WHAT YOU SHOULD DO -> Where a line contains the word "document", copy that line.

DATA LINES ->
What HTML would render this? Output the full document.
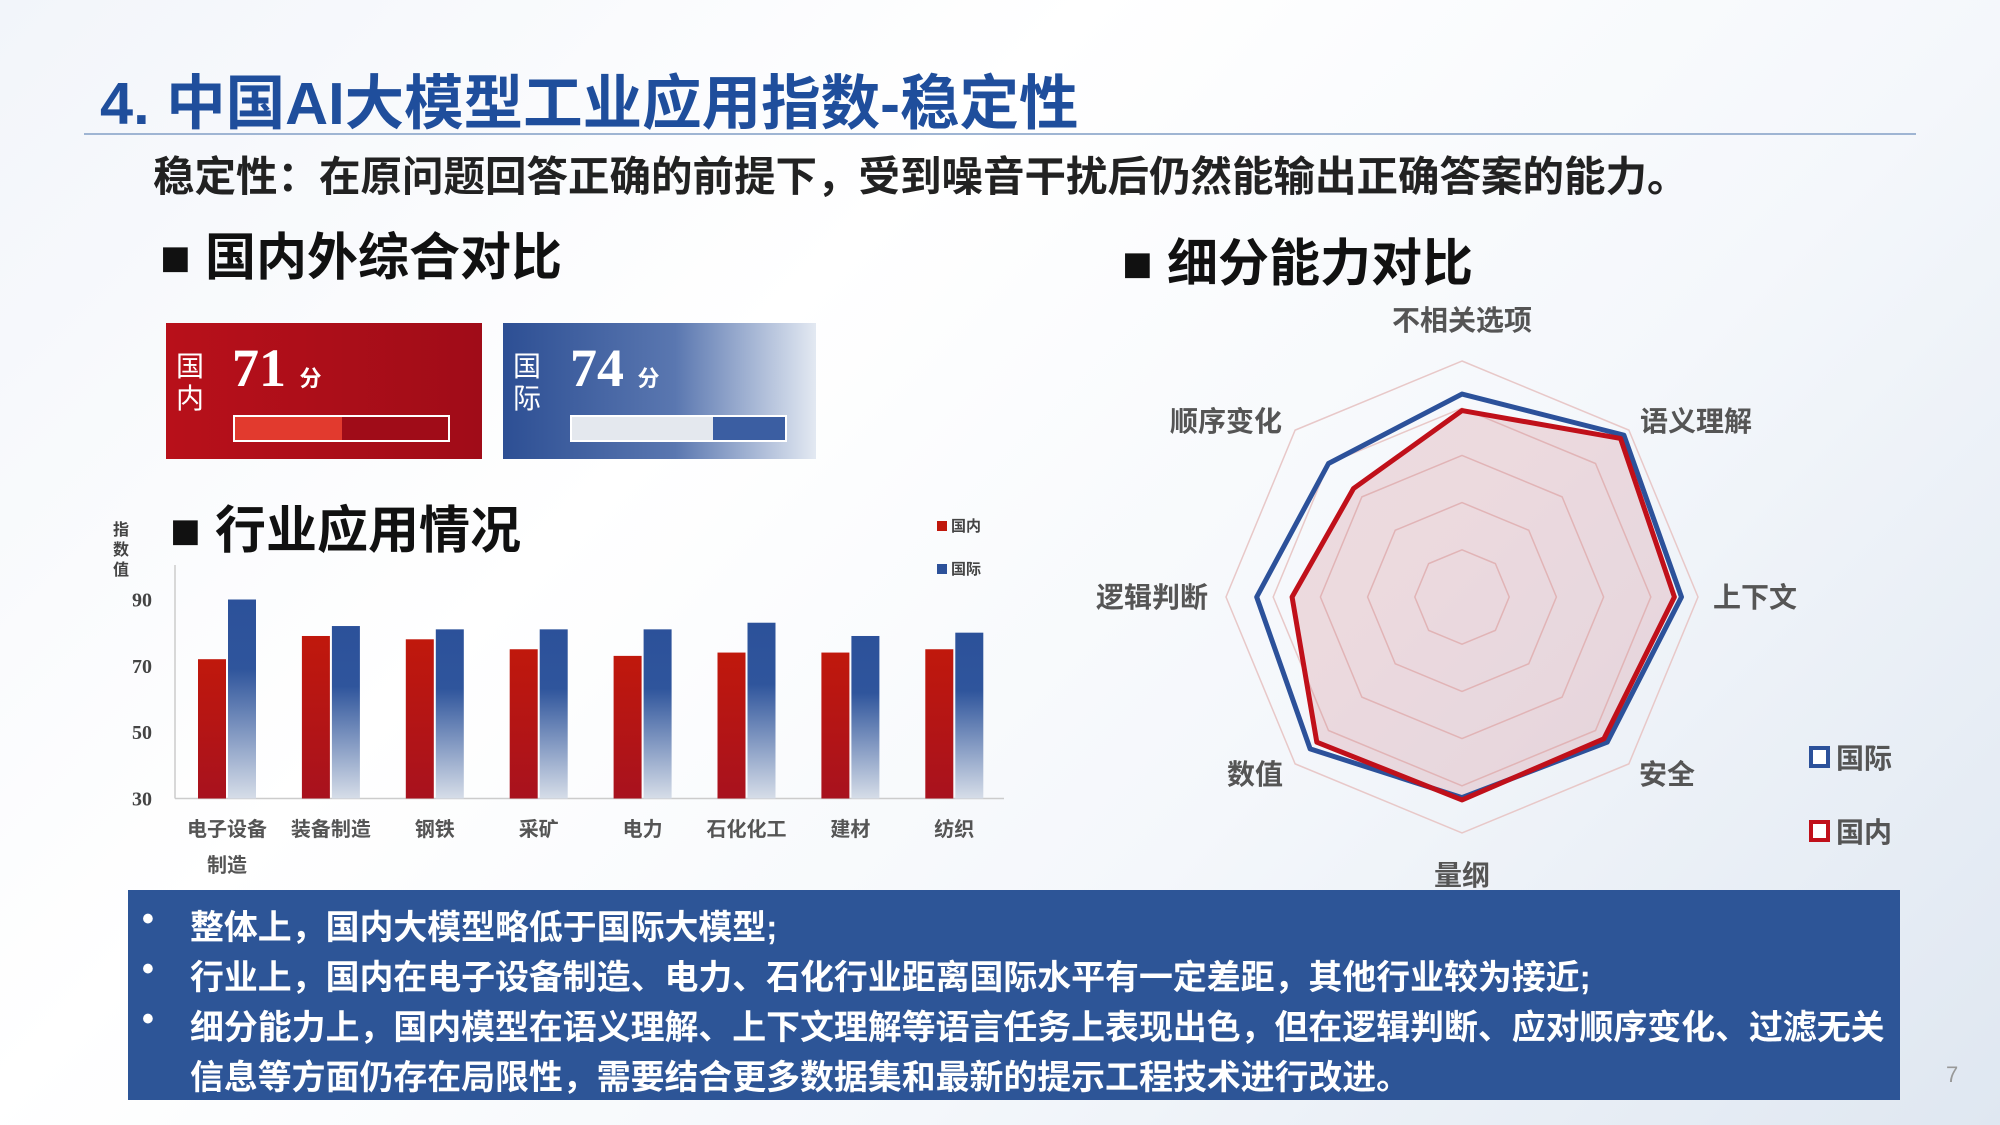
<!DOCTYPE html>
<html><head><meta charset="utf-8">
<style>
body{margin:0;width:2000px;height:1125px;overflow:hidden;font-family:"Liberation Sans","Noto Sans CJK SC",sans-serif;}
#root{position:relative;width:2000px;height:1125px;background:linear-gradient(135deg,#f2f5fa 0%,#ffffff 35%,#f4f7fb 65%,#dfe7f1 100%);}
.abs{position:absolute;white-space:nowrap;}
.b{font-weight:bold;}
</style></head><body>
<div id="root">
<div class="abs b" style="left:100px;top:56px;font-size:59.5px;color:#1f4e9c;">4. 中国AI大模型工业应用指数-稳定性</div>
<div class="abs" style="left:84px;top:133px;width:1832px;height:2px;background:#9fb5d3;"></div>
<div class="abs b" style="left:153px;top:143px;font-size:41.5px;color:#222;">稳定性：在原问题回答正确的前提下，受到噪音干扰后仍然能输出正确答案的能力。</div>
<div class="abs b" style="left:160px;top:216px;font-size:51px;color:#111;">■ 国内外综合对比</div>
<div class="abs b" style="left:1122px;top:222px;font-size:51px;color:#111;">■ 细分能力对比</div>
<div class="abs b" style="left:170px;top:489px;font-size:51px;color:#111;">■ 行业应用情况</div>

<div class="abs" style="left:166px;top:323px;width:316px;height:136px;background:linear-gradient(90deg,#b8101a,#a00c18);">
 <div class="abs" style="left:10px;top:28px;font-size:28px;line-height:32px;color:#fff;white-space:normal;width:30px;">国内</div>
 <div class="abs b" style="left:66px;top:14px;font-size:54px;color:#fff;font-family:'Liberation Serif',serif;">71 <span style="font-size:22px;font-family:'Noto Sans CJK SC',sans-serif;">分</span></div>
 <div class="abs" style="left:67px;top:92px;width:213px;height:23px;border:2px solid #fff;background:#a00c18;"><div style="width:50%;height:100%;background:#e23a2e;"></div></div>
</div>
<div class="abs" style="left:503px;top:323px;width:313px;height:136px;background:linear-gradient(90deg,#2d4f94,#5a77b0 55%,#e3e9f2);">
 <div class="abs" style="left:10px;top:28px;font-size:28px;line-height:32px;color:#fff;white-space:normal;width:30px;">国际</div>
 <div class="abs b" style="left:67px;top:14px;font-size:54px;color:#fff;font-family:'Liberation Serif',serif;">74 <span style="font-size:22px;font-family:'Noto Sans CJK SC',sans-serif;">分</span></div>
 <div class="abs" style="left:67px;top:92px;width:213px;height:23px;border:2px solid #fff;background:#3b5ea2;"><div style="width:66%;height:100%;background:#e4e8ee;"></div></div>
</div>

<svg class="abs" style="left:0;top:0" width="2000" height="1125" id="charts">
<defs>
<linearGradient id="gr" x1="0" y1="0" x2="0" y2="1"><stop offset="0" stop-color="#c0180c"/><stop offset="1" stop-color="#a8121e"/></linearGradient>
<linearGradient id="gb" x1="0" y1="0" x2="0" y2="1"><stop offset="0" stop-color="#2c519a"/><stop offset="0.35" stop-color="#2f559c"/><stop offset="1" stop-color="#d6dde8"/></linearGradient>
</defs>
<g id="bars"></g><g id="radar"></g>
</svg>

<div class="abs b" style="left:128px;top:890px;width:1772px;height:210px;background:#2d5597;color:#fff;font-size:33.9px;">
 <div class="abs" style="left:14px;top:10px;">•</div><div class="abs" style="left:62px;top:10px;">整体上，国内大模型略低于国际大模型;</div>
 <div class="abs" style="left:14px;top:60px;">•</div><div class="abs" style="left:62px;top:60px;">行业上，国内在电子设备制造、电力、石化行业距离国际水平有一定差距，其他行业较为接近;</div>
 <div class="abs" style="left:14px;top:110px;">•</div><div class="abs" style="left:62px;top:110px;">细分能力上，国内模型在语义理解、上下文理解等语言任务上表现出色，但在逻辑判断、应对顺序变化、过滤无关</div>
 <div class="abs" style="left:62px;top:160px;">信息等方面仍存在局限性，需要结合更多数据集和最新的提示工程技术进行改进。</div>
</div>
<div class="abs" style="left:1946px;top:1062px;font-size:22px;color:#999;">7</div>
</div>
<script>
const categories=["电子设备制造","装备制造","钢铁","采矿","电力","石化化工","建材","纺织"];
const domesticValues=[72,79,78,75,73,74,74,75];
const internationalValues=[90,82,81,81,81,83,79,80];
const yTicks=[30,50,70,90];
const radarAxes=["不相关选项","语义理解","上下文","安全","量纲","数值","逻辑判断","顺序变化"];
const radarIntl=[86,97,93,87,85,91,87,80];
const radarDom=[79,95,90,85,86,87,72,65];

const NS="http://www.w3.org/2000/svg";
function mk(tag,attrs,parent,text){const e=document.createElementNS(NS,tag);for(const k in attrs)e.setAttribute(k,attrs[k]);if(text!==undefined)e.textContent=text;parent.appendChild(e);return e;}
const bars=document.getElementById('bars');
const y0=798.5,yTop=599.5;
const y=v=>y0-(v-30)*(y0-yTop)/60;
const x0=198,step=103.9,bw=28;
mk('line',{x1:175,y1:565,x2:175,y2:y0,stroke:'#ccc','stroke-width':1.5},bars);
const ax=mk('line',{x1:175,y1:y0,x2:1004,y2:y0,stroke:'#ccc','stroke-width':1.5},bars);


yTicks.forEach(t=>{const e=mk('text',{x:152,y:y(t)+7,'text-anchor':'end','font-size':20,'font-family':'Liberation Serif,serif','font-weight':'bold',fill:'#444'},bars,String(t));

});
const yt=mk('text',{x:120,y:535,'font-size':16,'font-weight':'bold',fill:'#444','font-family':'Noto Sans CJK SC,sans-serif'},bars);
["指","数","值"].forEach((c,i)=>mk('tspan',{x:113,dy:i?20:0},yt,c));


categories.forEach((c,i)=>{const bx=x0+i*step;
const r=mk('rect',{x:bx,y:y(domesticValues[i]),width:bw,height:y0-y(domesticValues[i]),fill:'url(#gr)'},bars);


const b=mk('rect',{x:bx+30,y:y(internationalValues[i]),width:bw,height:y0-y(internationalValues[i]),fill:'url(#gb)'},bars);


const cx=bx+29;
let l1=c,l2=null;if(c.length>4){l1=c.slice(0,4);l2=c.slice(4);}
const t=mk('text',{x:cx,y:836,'text-anchor':'middle','font-size':20,'font-weight':'bold',fill:'#555','font-family':'Noto Sans CJK SC,sans-serif'},bars,l1);


if(l2){mk('text',{x:cx,y:872,'text-anchor':'middle','font-size':20,'font-weight':'bold',fill:'#555','font-family':'Noto Sans CJK SC,sans-serif'},bars,l2);}
});
[["国内","#c0180c",533],["国际","#2c519a",576]].forEach(([n,col,yy])=>{
const g=mk('g',{},bars);


mk('rect',{x:937,y:yy-12,width:10,height:10,fill:col},g);mk('text',{x:951,y:yy-2,'font-size':15,'font-weight':'bold',fill:'#444','font-family':'Noto Sans CJK SC,sans-serif'},g,n);});

const rg=document.getElementById('radar');
const cx=1462,cy=597,R=236;
const pt=(i,v)=>{const a=-Math.PI/2+i*Math.PI/4;return [cx+Math.cos(a)*R*v/100,cy+Math.sin(a)*R*v/100];};
[20,40,60,80,100].forEach(lv=>{const p=radarAxes.map((_,i)=>pt(i,lv).join(',')).join(' ');
const e=mk('polygon',{points:p,fill:'none',stroke:'#e8c8c8','stroke-width':1.5},rg);

});
mk('polygon',{points:radarDom.map((v,i)=>pt(i,v).join(',')).join(' '),fill:'rgba(200,100,110,0.2)',stroke:'none'},rg);
const pi=mk('polygon',{points:radarIntl.map((v,i)=>pt(i,v).join(',')).join(' '),fill:'none',stroke:'#2c519a','stroke-width':5,'stroke-linejoin':'round'},rg);


const pd2=mk('polygon',{points:radarDom.map((v,i)=>pt(i,v).join(',')).join(' '),fill:'none',stroke:'#c0101a','stroke-width':5,'stroke-linejoin':'round'},rg);


radarAxes.forEach((n,i)=>{
const a=-Math.PI/2+i*Math.PI/4;
const d=R+[-41,70,120,70,-41,70,120,70][i];
let X=cx+Math.cos(a)*d,Y=cy+Math.sin(a)*d;
if(i==0)Y=320;if(i==4)Y=875;
if(i==1||i==7){Y=421;X=i==1?1696:1226;}
if(i==3||i==5){Y=774;X=i==3?1667:1255;}
if(i==2)X=1755;if(i==6)X=1152;
const t=mk('text',{x:X,y:Y+10,'text-anchor':'middle','font-size':28,'font-weight':'bold',fill:'#555','font-family':'Noto Sans CJK SC,sans-serif'},rg,n);

});
[["国际","#2c519a",758],["国内","#c0101a",832]].forEach(([n,col,yy])=>{
const g=mk('g',{},rg);


mk('rect',{x:1811,y:yy-10,width:17,height:18,fill:'#fff',stroke:col,'stroke-width':4},g);
mk('text',{x:1836,y:yy+10,'font-size':28,'font-weight':'bold',fill:'#555','font-family':'Noto Sans CJK SC,sans-serif'},g,n);});
</script>
</body></html>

ANSWER TO THE TASK ->
What HTML would render this? Output the full document.
function mk(tag,attrs,parent,text){const e=document.createElementNS(NS,tag);for(const k in attrs)e.setAttribute(k,attrs[k]);if(text!==undefined)e.textContent=text;parent.appendChild(e);return e;}
const bars=document.getElementById('bars');
const rg=document.getElementById('radar');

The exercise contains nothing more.